Task to carry out: Retype exactly the lines from the first one through the line with "Chart.register(...registerables);", including both ends; skip any pictures.

Collected data:
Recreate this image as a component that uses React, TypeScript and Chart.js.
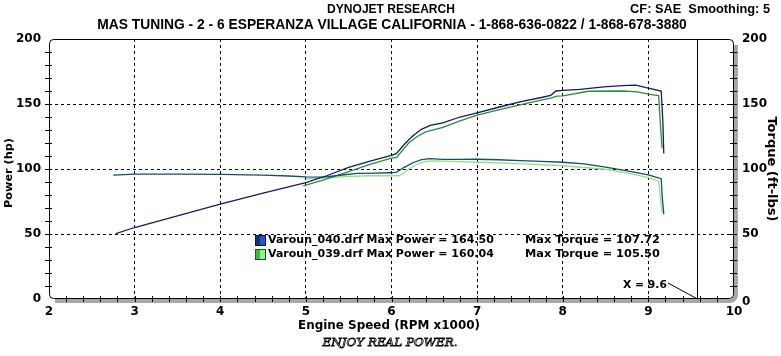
import React, { useEffect, useRef } from "react";
import { Chart, registerables } from "chart.js";

Chart.register(...registerables);

// ---- data (read from the dyno sheet) ----
const powerRpm040 = [2.78, 3.0, 3.5, 4.0, 4.5, 5.0, 5.25, 5.5, 5.75, 6.0, 6.06, 6.15, 6.25, 6.35, 6.45, 6.6, 6.8, 7.0, 7.25, 7.5, 7.75, 7.86, 7.92, 8.0, 8.2, 8.48, 8.7, 8.85, 9.0, 9.15, 9.17, 9.18];
const power040 = [50.3, 55, 64, 73, 81.5, 89.5, 95, 101.3, 106, 110.5, 112, 119, 125.5, 130.5, 133.5, 135.5, 140, 143.2, 147.5, 151.6, 155, 156.7, 160, 160.5, 161.3, 163.1, 164.2, 164.5, 162.3, 160, 135, 112];

const torqueRpm040 = [2.75, 3.0, 3.5, 4.0, 4.5, 4.8, 5.0, 5.2, 5.4, 5.6, 5.8, 6.0, 6.06, 6.15, 6.25, 6.35, 6.45, 6.6, 6.8, 7.0, 7.25, 7.5, 7.75, 8.0, 8.25, 8.5, 8.75, 9.0, 9.15, 9.16, 9.18];
const torque040 = [95.3, 96.0, 96.0, 95.8, 95.3, 94.6, 94.0, 93.8, 95.2, 96.6, 96.9, 97.1, 97.6, 101.3, 104.8, 107.2, 108.0, 107.4, 107.4, 107.5, 107.1, 106.5, 105.8, 105.2, 104.0, 101.5, 98.5, 95.5, 92.6, 80, 65.2];

const powerRpm039 = [4.97, 5.2, 5.5, 5.75, 6.0, 6.06, 6.2, 6.3, 6.4, 6.6, 6.8, 7.0, 7.25, 7.5, 7.75, 7.86, 7.93, 8.0, 8.3, 8.71, 8.87, 9.0, 9.12, 9.14, 9.16];
const power039 = [87, 91.5, 98, 103.5, 108.3, 109, 120, 125, 128.5, 132, 137, 141.5, 145.5, 149.4, 153, 154.6, 156, 156.3, 159.8, 160, 159.3, 157.6, 156.4, 135, 115.9];

const torqueRpm039 = [5.0, 5.25, 5.5, 5.75, 6.0, 6.1, 6.2, 6.3, 6.4, 6.5, 6.7, 7.0, 7.5, 8.0, 8.5, 8.8, 9.0, 9.12, 9.14, 9.16];
const torque039 = [92.5, 93.2, 94.4, 94.8, 94.8, 95.0, 99.8, 103.8, 105.8, 106.3, 105.8, 105.2, 104.2, 102.5, 99.8, 96.2, 93.4, 90.6, 78, 66];

const xTickLabels = [2, 3, 4, 5, 6, 7, 8, 9, 10];
const yTickLabels = [0, 50, 100, 150, 200];

const runNames = ["Varoun_040.drf", "Varoun_039.drf"];
const maxPower = ["164.50", "160.04"];
const maxTorque = ["107.72", "105.50"];

const cursorRpm = 9.57;
const cursorLabel = "X = 9.6";

const title = "DYNOJET RESEARCH";
const subtitle = "MAS TUNING - 2 - 6 ESPERANZA VILLAGE CALIFORNIA - 1-868-636-0822 / 1-868-678-3880";
const corner = "CF: SAE  Smoothing: 5";
const xTitle = "Engine Speed (RPM x1000)";
const yTitle = "Power (hp)";
const y2Title = "Torque (ft-lbs)";
const footer = "ENJOY REAL POWER.";

const C_PWR_040 = "#101e62";
const C_TRQ_040 = "#1d4a66";
const C_PWR_039 = "#2f8a3a";
const C_TRQ_039 = "#8fe08f";

function pts(xs: number[], ys: number[]) {
  return xs.map((x, i) => ({ x, y: ys[i] }));
}

function drawFit(ctx: CanvasRenderingContext2D, text: string, x: number, y: number, width: number, font: string, align: CanvasTextAlign) {
  ctx.font = font.replace("{s}", "20");
  const w = ctx.measureText(text).width;
  const s = (20 * width) / w;
  ctx.font = font.replace("{s}", s.toFixed(2));
  ctx.textAlign = align;
  ctx.fillText(text, x, y);
}

const decorPlugin = {
  id: "dynoDecor",
  afterDraw(chart: any) {
    const ctx: CanvasRenderingContext2D = chart.ctx;
    const { left: L, right: R, top: T, bottom: B } = chart.chartArea;
    const xs = chart.scales.x;
    const ys = chart.scales.y;
    ctx.save();

    // cursor line
    const cx = Math.round(xs.getPixelForValue(cursorRpm)) + 0.5;
    ctx.strokeStyle = "#000";
    ctx.lineWidth = 1;
    ctx.beginPath();
    ctx.moveTo(cx, T);
    ctx.lineTo(cx, B);
    ctx.stroke();

    // gray shadow right & bottom
    ctx.strokeStyle = "#a8a8a8";
    ctx.lineWidth = 4;
    ctx.beginPath();
    ctx.moveTo(R + 2, T + 6);
    ctx.lineTo(R + 2, B - 4);
    ctx.arcTo(R + 2, B + 2, R - 4, B + 2, 6);
    ctx.lineTo(L + 6, B + 2);
    ctx.stroke();

    // black frame
    ctx.strokeStyle = "#000";
    ctx.lineWidth = 1;
    const l = L + 0.5, r = R - 0.5, t = T + 0.5, b = B - 0.5, rad = 4;
    ctx.beginPath();
    ctx.moveTo(l, b - rad);
    ctx.lineTo(l, t + rad);
    ctx.arcTo(l, t, l + rad, t, rad);
    ctx.lineTo(r - rad, t);
    ctx.arcTo(r, t, r, t + rad, rad);
    ctx.lineTo(r, b - rad);
    ctx.arcTo(r, b, r - rad, b, rad);
    ctx.lineTo(l + rad, b);
    ctx.arcTo(l, b, l, b - rad, rad);
    ctx.stroke();

    // ticks
    ctx.beginPath();
    for (let v = 10; v < 200; v += 10) {
      const py = Math.round(ys.getPixelForValue(v)) + 0.5;
      ctx.moveTo(L - 4, py);
      ctx.lineTo(L + 3, py);
      ctx.moveTo(R - 4, py);
      ctx.lineTo(R + 3, py);
    }
    for (let k = 1; k < 40; k++) {
      const px = Math.round(xs.getPixelForValue(2 + k * 0.2)) + 0.5;
      ctx.moveTo(px, B - 3);
      ctx.lineTo(px, B + 3);
    }
    ctx.stroke();

    // tick labels
    ctx.fillStyle = "#000";
    ctx.textBaseline = "middle";
    ctx.font = "bold 12px 'DejaVu Sans'";
    for (const v of yTickLabels) {
      const py = ys.getPixelForValue(v);
      ctx.textAlign = "right";
      ctx.fillText(String(v), L - 8, py);
      ctx.textAlign = "left";
      ctx.fillText(String(v), R + 8, py + (v === 0 ? 3 : 0));
    }
    ctx.textAlign = "center";
    for (const v of xTickLabels) {
      const px = xs.getPixelForValue(v);
      ctx.fillText(String(v), px, B + 13);
    }

    // titles
    drawFit(ctx, title, 391, 10, 128, "bold {s}px 'Liberation Sans'", "center");
    drawFit(ctx, subtitle, 392, 25, 590, "bold {s}px 'Liberation Sans'", "center");
    drawFit(ctx, corner, 770, 9, 140, "bold {s}px 'Liberation Sans'", "right");
    drawFit(ctx, xTitle, 389, 326, 182, "bold {s}px 'DejaVu Sans'", "center");

    ctx.save();
    ctx.translate(9, 173);
    ctx.rotate(-Math.PI / 2);
    drawFit(ctx, yTitle, 0, 0, 70, "bold {s}px 'DejaVu Sans'", "center");
    ctx.restore();
    ctx.save();
    ctx.translate(771, 169);
    ctx.rotate(Math.PI / 2);
    drawFit(ctx, y2Title, 0, 0, 105, "bold {s}px 'DejaVu Sans'", "center");
    ctx.restore();

    // footer (outlined italic)
    ctx.save();
    ctx.font = "italic 13px 'DejaVu Serif'";
    const fw = ctx.measureText(footer).width;
    const fs = (13 * 135) / fw;
    ctx.font = `italic ${fs.toFixed(2)}px 'DejaVu Serif'`;
    ctx.textAlign = "center";
    ctx.lineWidth = 0.8;
    ctx.strokeStyle = "#000";
    ctx.strokeText(footer, 390, 343);
    ctx.restore();

    // legend
    const boxCols = [
      ["#0b1550", "#16308a", "#2a55c8"],
      ["#1a5a1a", "#3cb83c", "#8ef08e"],
    ];
    for (let i = 0; i < runNames.length; i++) {
      const y = 240 + i * 14;
      const bx = 255, by = y - 5;
      ctx.fillStyle = boxCols[i][0];
      ctx.fillRect(bx, by, 11, 11);
      ctx.fillStyle = boxCols[i][1];
      ctx.fillRect(bx + 1, by + 1, 9, 9);
      ctx.fillStyle = boxCols[i][2];
      ctx.fillRect(bx + 5, by + 1, 5, 9);
      ctx.fillStyle = "#000";
      drawFit(ctx, `${runNames[i]} Max Power = ${maxPower[i]}`, 268, y, 226, "bold {s}px 'DejaVu Sans'", "left");
      drawFit(ctx, `Max Torque = ${maxTorque[i]}`, 525, y, 135, "bold {s}px 'DejaVu Sans'", "left");
    }

    // cursor label
    ctx.fillStyle = "#000";
    drawFit(ctx, cursorLabel, 623, 285, 44, "bold {s}px 'DejaVu Sans'", "left");
    ctx.lineWidth = 1;
    ctx.beginPath();
    ctx.moveTo(668, 283);
    ctx.lineTo(cx, B);
    ctx.stroke();

    ctx.restore();
  },
};

export default function App() {
  const ref = useRef<HTMLCanvasElement | null>(null);
  useEffect(() => {
    if (!ref.current) return;
    const gridColor = (lo: number, hi: number) => (c: any) =>
      c.tick && c.tick.value > lo && c.tick.value < hi ? "#000" : "rgba(0,0,0,0)";
    const chart = new Chart(ref.current, {
      type: "line",
      data: {
        datasets: [
          { label: "Power 040", data: pts(powerRpm040, power040), borderColor: C_PWR_040, yAxisID: "y" },
          { label: "Torque 040", data: pts(torqueRpm040, torque040), borderColor: C_TRQ_040, yAxisID: "y2" },
          { label: "Power 039", data: pts(powerRpm039, power039), borderColor: C_PWR_039, yAxisID: "y" },
          { label: "Torque 039", data: pts(torqueRpm039, torque039), borderColor: C_TRQ_039, yAxisID: "y2" },
        ].map((d) => ({ ...d, borderWidth: 1.3, pointRadius: 0, tension: 0, fill: false })),
      },
      options: {
        responsive: false,
        animation: false,
        devicePixelRatio: 1,
        layout: { padding: { left: 49, right: 47, top: 39, bottom: 57 } },
        plugins: { legend: { display: false }, tooltip: { enabled: false } },
        scales: {
          x: {
            type: "linear",
            min: 2,
            max: 10,
            ticks: { display: false, stepSize: 1 },
            grid: { color: gridColor(2, 10), drawTicks: false, lineWidth: 1 },
            border: { display: false, dash: [3, 3] },
          },
          y: {
            type: "linear",
            min: 0,
            max: 200,
            ticks: { display: false, stepSize: 50 },
            grid: { color: gridColor(0, 200), drawTicks: false, lineWidth: 1 },
            border: { display: false, dash: [3, 3] },
          },
          y2: { type: "linear", min: 0, max: 200, display: false, position: "right" },
        },
      },
      plugins: [decorPlugin],
    });
    return () => chart.destroy();
  }, []);
  return (
    <div style={{ position: "fixed", left: 0, top: 0, width: 781, height: 356, background: "#fff" }}>
      <canvas ref={ref} width={781} height={356} style={{ display: "block" }} />
    </div>
  );
}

Written response:
Recreate this image as a component that uses React, TypeScript and Chart.js.
import React, { useEffect, useRef } from "react";
import { Chart, registerables } from "chart.js";

Chart.register(...registerables);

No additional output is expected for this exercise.